After the confusing set change, Act Two did snap into tighter shape and we began to get the flavor of Anderson’s play. (Other than the inelegant movement between scenes, the production does look great, including costumes by Benjamin Streeter Clothing Design). The shifting votes of the shifty members of Congress are especially enjoyable. If you can stay with it, Act Two is worth the wait, and it is a pleasure to see so many fine actors assembled for this production.

STOMPIN’ AT THE SAVOY

Also closing on December 6th is the Paul Robeson Theatre production of Stompin’ at the Savoy, a fun excuse to roll out some of the most beloved tunes of the American songbook. While it is always a pleasure to see the veterans of the Robeson stage, Mary Craig (who directs this production), Sandra Gilliam, and Chalma Warmley, I was most delighted to see the showcasing of some formidable new talent.

Melinda Capeles Rowe and Johnny Rowe, a real life married couple who have recently relocated to Buffalo from Orlando make a marvelous addition to our local talent pool. They play an adoring but perpetually bickering couple out for their anniversary at the Club Savoy where she was formerly a performer.

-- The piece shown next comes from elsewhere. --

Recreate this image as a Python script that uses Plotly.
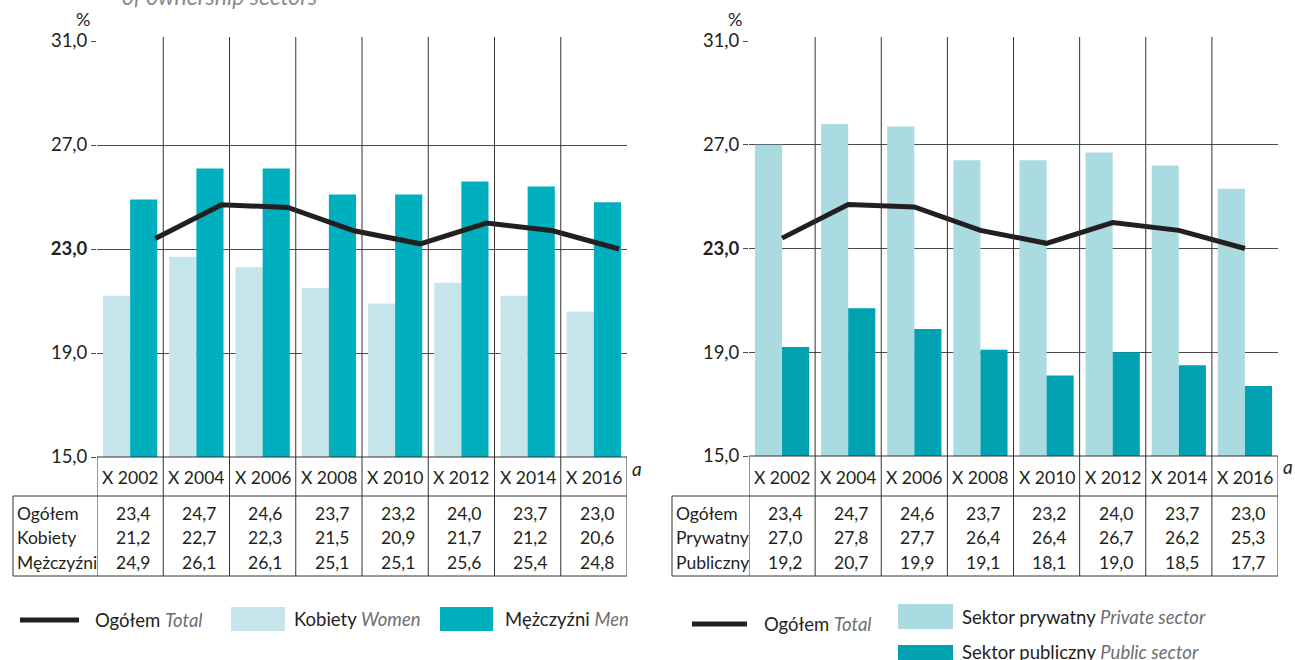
import plotly.graph_objects as go

W, H = 1295, 660
FONT = "Lato"
INK = "#231f20"
GREY = "#6d6e71"

# ---- data -------------------------------------------------------------
periods = ["X 2002", "X 2004", "X 2006", "X 2008", "X 2010", "X 2012", "X 2014", "X 2016"]
total = [23.4, 24.7, 24.6, 23.7, 23.2, 24.0, 23.7, 23.0]
women = [21.2, 22.7, 22.3, 21.5, 20.9, 21.7, 21.2, 20.6]
men = [24.9, 26.1, 26.1, 25.1, 25.1, 25.6, 25.4, 24.8]
private_sector = [27.0, 27.8, 27.7, 26.4, 26.4, 26.7, 26.2, 25.3]
public_sector = [19.2, 20.7, 19.9, 19.1, 18.1, 19.0, 18.5, 17.7]
y_ticks = [15.0, 19.0, 23.0, 27.0, 31.0]

left_rows = [("Ogółem", total), ("Kobiety", women), ("Mężczyźni", men)]
right_rows = [("Ogółem", total), ("Prywatny", private_sector), ("Publiczny", public_sector)]

# ---- helpers ----------------------------------------------------------
def px(x):
    return x / W


def py(y):
    return 1 - y / H


def pl(v):
    return f"{v:.1f}".replace(".", ",")


idx = list(range(len(periods)))
tick_text = [f"<b>{pl(v)}</b>" if v == 23.0 else pl(v) for v in y_ticks]

C_WOMEN = "#c5e5ea"
C_MEN = "#00afbe"
C_PRIV = "#aadbe1"
C_PUB = "#00a1b0"

fig = go.Figure()

BW = 0.41
# left panel: women / men bars and total line
fig.add_trace(go.Bar(x=idx, y=women, width=BW, offset=-BW, marker=dict(color=C_WOMEN, line_width=0),
                     xaxis="x", yaxis="y", showlegend=False))
fig.add_trace(go.Bar(x=idx, y=men, width=BW, offset=0, marker=dict(color=C_MEN, line_width=0),
                     xaxis="x", yaxis="y", showlegend=False))
fig.add_trace(go.Scatter(x=[i + 0.38 for i in idx], y=total, mode="lines",
                         line=dict(color=INK, width=5), xaxis="x", yaxis="y", showlegend=False))

# right panel: private / public bars and total line
fig.add_trace(go.Bar(x=idx, y=private_sector, width=BW, offset=-BW, marker=dict(color=C_PRIV, line_width=0),
                     xaxis="x2", yaxis="y2", showlegend=False))
fig.add_trace(go.Bar(x=idx, y=public_sector, width=BW, offset=0, marker=dict(color=C_PUB, line_width=0),
                     xaxis="x2", yaxis="y2", showlegend=False))
fig.add_trace(go.Scatter(x=idx, y=total, mode="lines",
                         line=dict(color=INK, width=5), xaxis="x2", yaxis="y2", showlegend=False))

xa = dict(range=[-0.5, 7.5], showgrid=False, zeroline=False, showticklabels=False,
          showline=False, ticks="", fixedrange=True, automargin=False)
ya = dict(range=[15, 31], tickvals=y_ticks, ticktext=tick_text, showgrid=True,
          gridcolor="#4a4a4a", gridwidth=1, zeroline=False, showline=False,
          ticks="outside", ticklen=5, tickcolor="#4a4a4a",
          tickfont=dict(family=FONT, size=18.5, color=INK), fixedrange=True, automargin=False)

panels = {
    "left": dict(x0=97, x1=627, ytop=41, ybot=457, tab_left=13, xref="x"),
    "right": dict(x0=749, x1=1278, ytop=41, ybot=456, tab_left=672, xref="x2"),
}

fig.update_layout(
    template="none",
    autosize=False,
    width=W, height=H,
    margin=dict(l=0, r=0, t=0, b=0, pad=0, autoexpand=False),
    paper_bgcolor="white", plot_bgcolor="rgba(0,0,0,0)",
    barmode="overlay",
    xaxis=dict(domain=[px(97), px(627)], anchor="y", **xa),
    yaxis=dict(domain=[py(457), py(41)], anchor="x", **ya),
    xaxis2=dict(domain=[px(749), px(1278)], anchor="y2", **xa),
    yaxis2=dict(domain=[py(456), py(41)], anchor="x2", **ya),
    font=dict(family=FONT, color=INK),
)

shapes = []
ann = []

SEP = "#333333"
HEADER_BOTTOM = 496
TABLE_BOTTOM = 576

for name, rows in (("left", left_rows), ("right", right_rows)):
    p = panels[name]
    xr = p["xref"]
    # column separators through plot and table
    for i in idx[:-1]:
        shapes.append(dict(type="line", xref=xr, yref="paper", x0=i + 0.5, x1=i + 0.5,
                           y0=py(TABLE_BOTTOM), y1=py(p["ytop"] - 4), line=dict(color=SEP, width=1)))
    # outer edges of header + data
    for xv in (-0.5, 7.5):
        shapes.append(dict(type="line", xref=xr, yref="paper", x0=xv, x1=xv,
                           y0=py(TABLE_BOTTOM), y1=py(p["ybot"]), line=dict(color=SEP, width=1)))
    # header top
    shapes.append(dict(type="line", xref="paper", yref="paper", x0=px(p["x0"]), x1=px(p["x1"]),
                       y0=py(p["ybot"]), y1=py(p["ybot"]), line=dict(color=SEP, width=1)))
    # data box
    for yv in (HEADER_BOTTOM, TABLE_BOTTOM):
        shapes.append(dict(type="line", xref="paper", yref="paper", x0=px(p["tab_left"]), x1=px(p["x1"]),
                           y0=py(yv), y1=py(yv), line=dict(color=SEP, width=1)))
    shapes.append(dict(type="line", xref="paper", yref="paper", x0=px(p["tab_left"]), x1=px(p["tab_left"]),
                       y0=py(TABLE_BOTTOM), y1=py(HEADER_BOTTOM), line=dict(color=SEP, width=1)))

    # header labels
    for i, lab in zip(idx, periods):
        ann.append(dict(x=i, y=py(477), xref=xr, yref="paper", text=lab, showarrow=False,
                        xanchor="center", yanchor="middle", font=dict(family=FONT, size=17.5, color=INK)))
    # data rows
    for r, (row_name, vals) in enumerate(rows):
        yy = py(513 + 24.5 * r)
        ann.append(dict(x=px(p["tab_left"] + 2), y=yy, xref="paper", yref="paper", text=row_name,
                        showarrow=False, xanchor="left", yanchor="middle",
                        font=dict(family=FONT, size=17.5, color=INK)))
        for i, v in zip(idx, vals):
            ann.append(dict(x=i + 0.33, y=yy, xref=xr, yref="paper", text=pl(v), showarrow=False,
                            xanchor="right", yanchor="middle", font=dict(family=FONT, size=17.5, color=INK)))
    # "%" unit label
    ann.append(dict(x=px(p["x0"] - 14), y=py(19), xref="paper", yref="paper", text="%", showarrow=False,
                    xanchor="center", yanchor="middle", font=dict(family=FONT, size=18, color=INK)))

# footnote marks
ann.append(dict(x=px(637), y=py(468), xref="paper", yref="paper", text="<i>a</i>", showarrow=False,
                xanchor="center", yanchor="middle", font=dict(family=FONT, size=19, color=INK)))
ann.append(dict(x=px(1288), y=py(466), xref="paper", yref="paper", text="<i>a</i>", showarrow=False,
                xanchor="center", yanchor="middle", font=dict(family=FONT, size=19, color=INK)))

# title line running off the top edge
ann.append(dict(x=px(120), y=py(-4), xref="paper", yref="paper",
                text="<i>of ownership sectors</i>", showarrow=False, xanchor="left", yanchor="middle",
                font=dict(family=FONT, size=23, color="#8a8b8d")))


def legend_text(pl_txt, en_txt):
    return f"{pl_txt} <span style='color:{GREY}'><i>{en_txt}</i></span>"


LEG = dict(family=FONT, size=18.5, color=INK)

# left legend
shapes.append(dict(type="line", xref="paper", yref="paper", x0=px(20), x1=px(79), y0=py(620), y1=py(620),
                   line=dict(color=INK, width=5)))
ann.append(dict(x=px(93), y=py(620), xref="paper", yref="paper", text=legend_text("Ogółem", "Total"),
                showarrow=False, xanchor="left", yanchor="middle", font=LEG))
shapes.append(dict(type="rect", xref="paper", yref="paper", x0=px(231), x1=px(285), y0=py(631), y1=py(607),
                   fillcolor=C_WOMEN, line_width=0))
ann.append(dict(x=px(292), y=py(619), xref="paper", yref="paper", text=legend_text("Kobiety", "Women"),
                showarrow=False, xanchor="left", yanchor="middle", font=LEG))
shapes.append(dict(type="rect", xref="paper", yref="paper", x0=px(440), x1=px(493), y0=py(631), y1=py(607),
                   fillcolor=C_MEN, line_width=0))
ann.append(dict(x=px(503), y=py(619), xref="paper", yref="paper", text=legend_text("Mężczyźni", "Men"),
                showarrow=False, xanchor="left", yanchor="middle", font=LEG))

# right legend
shapes.append(dict(type="line", xref="paper", yref="paper", x0=px(692), x1=px(747), y0=py(624), y1=py(624),
                   line=dict(color=INK, width=5)))
ann.append(dict(x=px(762), y=py(624), xref="paper", yref="paper", text=legend_text("Ogółem", "Total"),
                showarrow=False, xanchor="left", yanchor="middle", font=LEG))
shapes.append(dict(type="rect", xref="paper", yref="paper", x0=px(898), x1=px(953), y0=py(629), y1=py(604),
                   fillcolor=C_PRIV, line_width=0))
ann.append(dict(x=px(960), y=py(617), xref="paper", yref="paper",
                text=legend_text("Sektor prywatny", "Private sector"),
                showarrow=False, xanchor="left", yanchor="middle", font=LEG))
shapes.append(dict(type="rect", xref="paper", yref="paper", x0=px(898), x1=px(953), y0=py(672), y1=py(645),
                   fillcolor=C_PUB, line_width=0))
ann.append(dict(x=px(960), y=py(652), xref="paper", yref="paper",
                text=legend_text("Sektor publiczny", "Public sector"),
                showarrow=False, xanchor="left", yanchor="middle", font=LEG))

fig.update_layout(shapes=shapes, annotations=ann)
fig.write_html("out.html", config={"displayModeBar": False})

That is enough of a hint to this flimsy excuse to perform a whole lot of great music and to indulge in a whole lot of clever clowning.

Young performers Perris K. Fortson and Ayana Naomi Williams are appealing as the “chocolate kisses,” hardworking nightclub dancers with seemingly limitless talent. Robin Barker, who choreographed the production, is adorable as a “Savoy Dancer,” tapping away like a female Matthew Clark (who turns out to have been her teacher!)